The atmosphere of impending war in Europe and Bureau-ordered assassinations little by little eroded the "Amrots" movement.

==Later life==
On the eve of the Second World War, Natalie returned to America and, embittered with Armenian political life, took up community activism in the Armenian General Benevolent Union (AGBU). From 1943 to 1953 he was the secretary of its district office in New England.

In 1963, for the first time since the Soviet annexation of Armenia, Natalie visited his homeland.

From the 1960s, Natalie preferred to be silent and lived a reclusive life. He died at his home in Watertown, Massachusetts on April 19, 1983, at the age of 98. The funeral took place on 22 April in Watertown at St. James Armenian Church, with the Primate of the Armenian Church of North America, Archbishop Torkom Manoogian, officiating. Natalie was laid to rest in Mount Auburn Cemetery in Cambridge, later being joined by his wife of 57 years, Angéle.

== Legacy ==
Natalie's bust is erected in Goris.

==Published works==
===Short stories, verses, and plays===
- Օրէնքի եւ ընկերութեան զոհերէն (Orenki yev ëngerutyan zoheren, "From the Victims of Law and Society"). Boston: Hairenik, 1909. 63 pages. Short stories.
- Ամպեր (Amber, "Clouds"). Boston: Hairenik, 1909. Verses.
- Քաւութեան երգեր (Kavutyan yerker, "Songs of Expiation"). Boston: Hairenik, 1915. 31 pages. Verses.
- Սէրի եւ ատելութեան երգեր (Seri yev adelutyan yerker, "Songs of Love and Hate"). Boston: Hairenik, 1915. 165 pages. Verses with preface by Hrand Nazariantz.
- Վրէժի աւետարան (Vrezhi avedaran, "Gospel of Revenge"). New York: Armenia, 1918. 39 pages. Verses.
- Ասլան Բէկ ("Aslan Bek"). Boston: Hairenik, 1918. 62 pages. Tragedy in three acts.
- Քեզի (Kezi, "To You"). Boston: 1920. 116 pages. Verses written beginning in 1904.

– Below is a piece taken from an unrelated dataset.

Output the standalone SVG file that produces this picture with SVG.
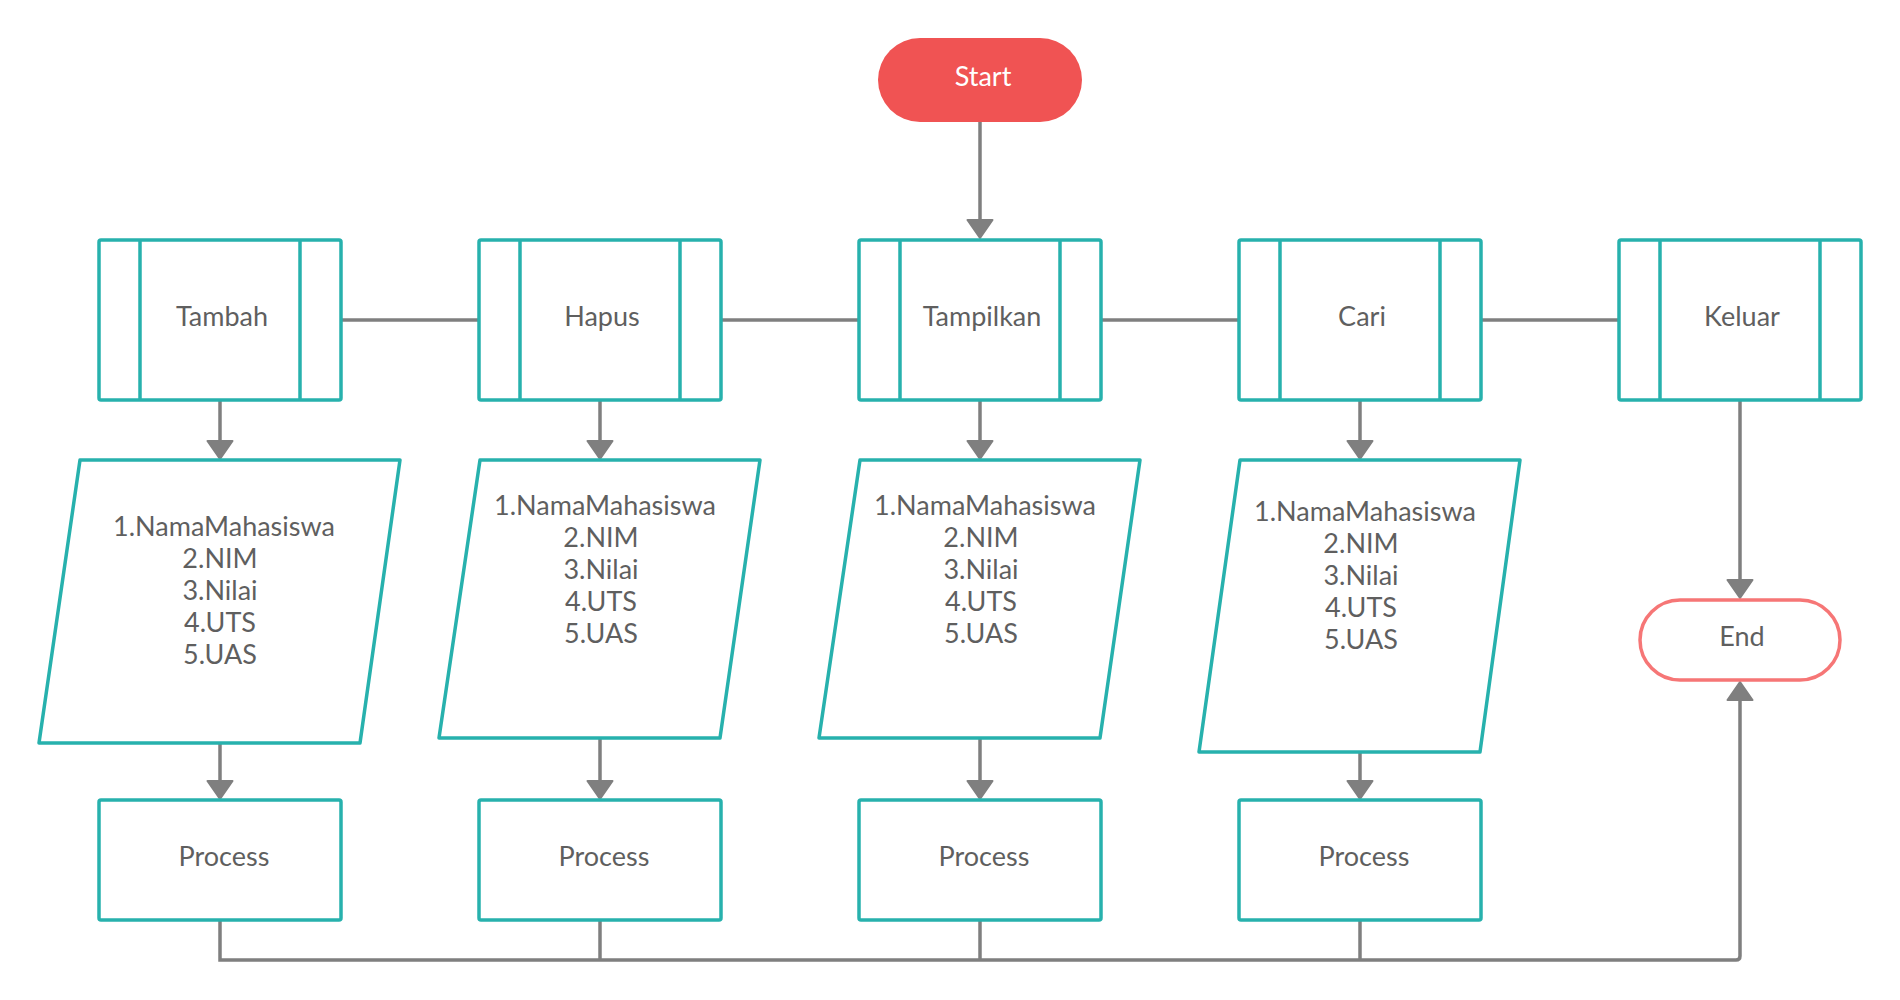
<svg xmlns="http://www.w3.org/2000/svg" width="1900" height="1000" viewBox="0 0 1900 1000">
<defs>
<marker id="arr" viewBox="0 0 20 28" refX="11" refY="14" markerWidth="20" markerHeight="28" markerUnits="userSpaceOnUse" orient="auto">
<path d="M1,1.5 L19,14 L1,26.5 Z" fill="#7f7f7f" stroke="#7f7f7f" stroke-width="2" stroke-linejoin="round"/>
</marker>
<style>
.sh{fill:#ffffff;stroke:#27b1ad;stroke-width:3.5;stroke-linejoin:round}
.t{font-family:Lato,"Open Sans","Liberation Sans",sans-serif;font-size:27px;fill:#5f5f5f;text-anchor:middle}
.c{fill:none;stroke:#7f7f7f;stroke-width:3.5}
.a{marker-end:url(#arr)}
</style>
</defs>
<rect width="1900" height="1000" fill="#ffffff"/>

<g id="connectors">
<path class="c a" d="M980,122 V230"/>
<path class="c" d="M341,320 H479"/>
<path class="c" d="M721,320 H859"/>
<path class="c" d="M1101,320 H1239"/>
<path class="c" d="M1481,320 H1619"/>
<path class="c a" d="M220,400 V451"/>
<path class="c a" d="M600,400 V451"/>
<path class="c a" d="M980,400 V451"/>
<path class="c a" d="M1360,400 V451"/>
<path class="c a" d="M220,743 V791"/>
<path class="c a" d="M600,738 V791"/>
<path class="c a" d="M980,738 V791"/>
<path class="c a" d="M1360,752 V791"/>
<path class="c a" d="M1740,400 V590"/>
<path class="c a" d="M220,920 V960 H1736 Q1740,960 1740,956 V690"/>
<path class="c" d="M600,920 V960"/>
<path class="c" d="M980,920 V960"/>
<path class="c" d="M1360,920 V960"/>
</g>

<g id="start">
<rect x="878" y="38" width="204" height="84" rx="42" fill="#f05353"/>
<text x="983" y="86" class="t" style="fill:#ffffff">Start</text>
</g>

<g id="tambah">
<rect class="sh" x="99" y="240" width="242" height="160" rx="2"/>
<path class="sh" d="M140,240 V400 M300,240 V400"/>
<text x="222" y="326" class="t">Tambah</text>
</g>
<g id="hapus">
<rect class="sh" x="479" y="240" width="242" height="160" rx="2"/>
<path class="sh" d="M520,240 V400 M680,240 V400"/>
<text x="602" y="326" class="t">Hapus</text>
</g>
<g id="tampilkan">
<rect class="sh" x="859" y="240" width="242" height="160" rx="2"/>
<path class="sh" d="M900,240 V400 M1060,240 V400"/>
<text x="982" y="326" class="t">Tampilkan</text>
</g>
<g id="cari">
<rect class="sh" x="1239" y="240" width="242" height="160" rx="2"/>
<path class="sh" d="M1280,240 V400 M1440,240 V400"/>
<text x="1362" y="326" class="t">Cari</text>
</g>
<g id="keluar">
<rect class="sh" x="1619" y="240" width="242" height="160" rx="2"/>
<path class="sh" d="M1660,240 V400 M1820,240 V400"/>
<text x="1742" y="326" class="t">Keluar</text>
</g>

<g id="data-tambah">
<polygon class="sh" points="80,460 400,460 360,743 39,743"/>
<text class="t"><tspan x="224" y="536">1.NamaMahasiswa</tspan><tspan x="220" y="568">2.NIM</tspan><tspan x="220" y="600">3.Nilai</tspan><tspan x="220" y="632">4.UTS</tspan><tspan x="220" y="664">5.UAS</tspan></text>
</g>
<g id="data-hapus">
<polygon class="sh" points="480,460 760,460 720,738 439,738"/>
<text class="t"><tspan x="605" y="515">1.NamaMahasiswa</tspan><tspan x="601" y="547">2.NIM</tspan><tspan x="601" y="579">3.Nilai</tspan><tspan x="601" y="611">4.UTS</tspan><tspan x="601" y="643">5.UAS</tspan></text>
</g>
<g id="data-tampilkan">
<polygon class="sh" points="860,460 1140,460 1100,738 819,738"/>
<text class="t"><tspan x="985" y="515">1.NamaMahasiswa</tspan><tspan x="981" y="547">2.NIM</tspan><tspan x="981" y="579">3.Nilai</tspan><tspan x="981" y="611">4.UTS</tspan><tspan x="981" y="643">5.UAS</tspan></text>
</g>
<g id="data-cari">
<polygon class="sh" points="1240,460 1520,460 1480,752 1199,752"/>
<text class="t"><tspan x="1365" y="521">1.NamaMahasiswa</tspan><tspan x="1361" y="553">2.NIM</tspan><tspan x="1361" y="585">3.Nilai</tspan><tspan x="1361" y="617">4.UTS</tspan><tspan x="1361" y="649">5.UAS</tspan></text>
</g>

<g id="process-1">
<rect class="sh" x="99" y="800" width="242" height="120" rx="2"/>
<text x="224" y="866" class="t">Process</text>
</g>
<g id="process-2">
<rect class="sh" x="479" y="800" width="242" height="120" rx="2"/>
<text x="604" y="866" class="t">Process</text>
</g>
<g id="process-3">
<rect class="sh" x="859" y="800" width="242" height="120" rx="2"/>
<text x="984" y="866" class="t">Process</text>
</g>
<g id="process-4">
<rect class="sh" x="1239" y="800" width="242" height="120" rx="2"/>
<text x="1364" y="866" class="t">Process</text>
</g>

<g id="end">
<rect x="1640" y="600" width="200" height="80" rx="40" fill="#ffffff" stroke="#f67676" stroke-width="3.5"/>
<text x="1742" y="646" class="t">End</text>
</g>
</svg>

===National-political works===
- Թուրքիզմը Անգորայէն Բագու եւ Թրքական Օրիէնթասիոն (Turkizmë Ankorayen Paku yev Trkagan Orientasion, "Turkism from Angora to Baku and Turkish Orientation"). Athens: Nor Or, 1928. 172 pages.
- Թուրքերը եւ Մենք (Turkerë yev Menk, "The Turks and Us"). Athens: Nor Or, 1928. 70 pages. Second printing, Boston, 1931. 93 pages.
- Ալեքսանդրապօլի Դաշնագրէն 1930–ի Կովկասեան Ապստամբութիւնները (Aleksantraboli Tashnakren 1930-i Govgasyan Abstamputyunnerë, "From the Treaty of Alexandropol to the Caucasian Insurgencies of 1930"). Volumes 1 and 2. Marseilles: Arabian Publishing, 1934–35.
- Երեւանի Համաձայնագիրը (Yerevani Hamatsaynakirë, "The Yerevan Agreement"). Boston: 1941. 112 pages.
- Գիրք Մատուցման եւ Հատուցման (Kirk madutsman yev hadutsman, "Book of Dedication and Reparation"). Beirut: Onibar Publishing, 1949 (first printing). 160 pages. Beirut: Azdarar Publishing, 1954 (second printing). 134 pages. Contents:
1. Այսպէս Սպաննեցինք (Aysbes Spanetsink, "How We Killed");
2. Յաւելուած (Havelvadz, Addendum), illustrated.
- Վերստին Յաւելուած—Ալեքսանդրապօլի Դաշնագրի «Ինչպէ՞սն ու ինչո՞ւն» (Verstin Havelvadz: Aleksantraboli Tashnakri "Inchbesn u inchun", "Re-Addendum – The How and Why of the Treaty of Alexandropol"). Boston: Baikar, 1955. 144 pages.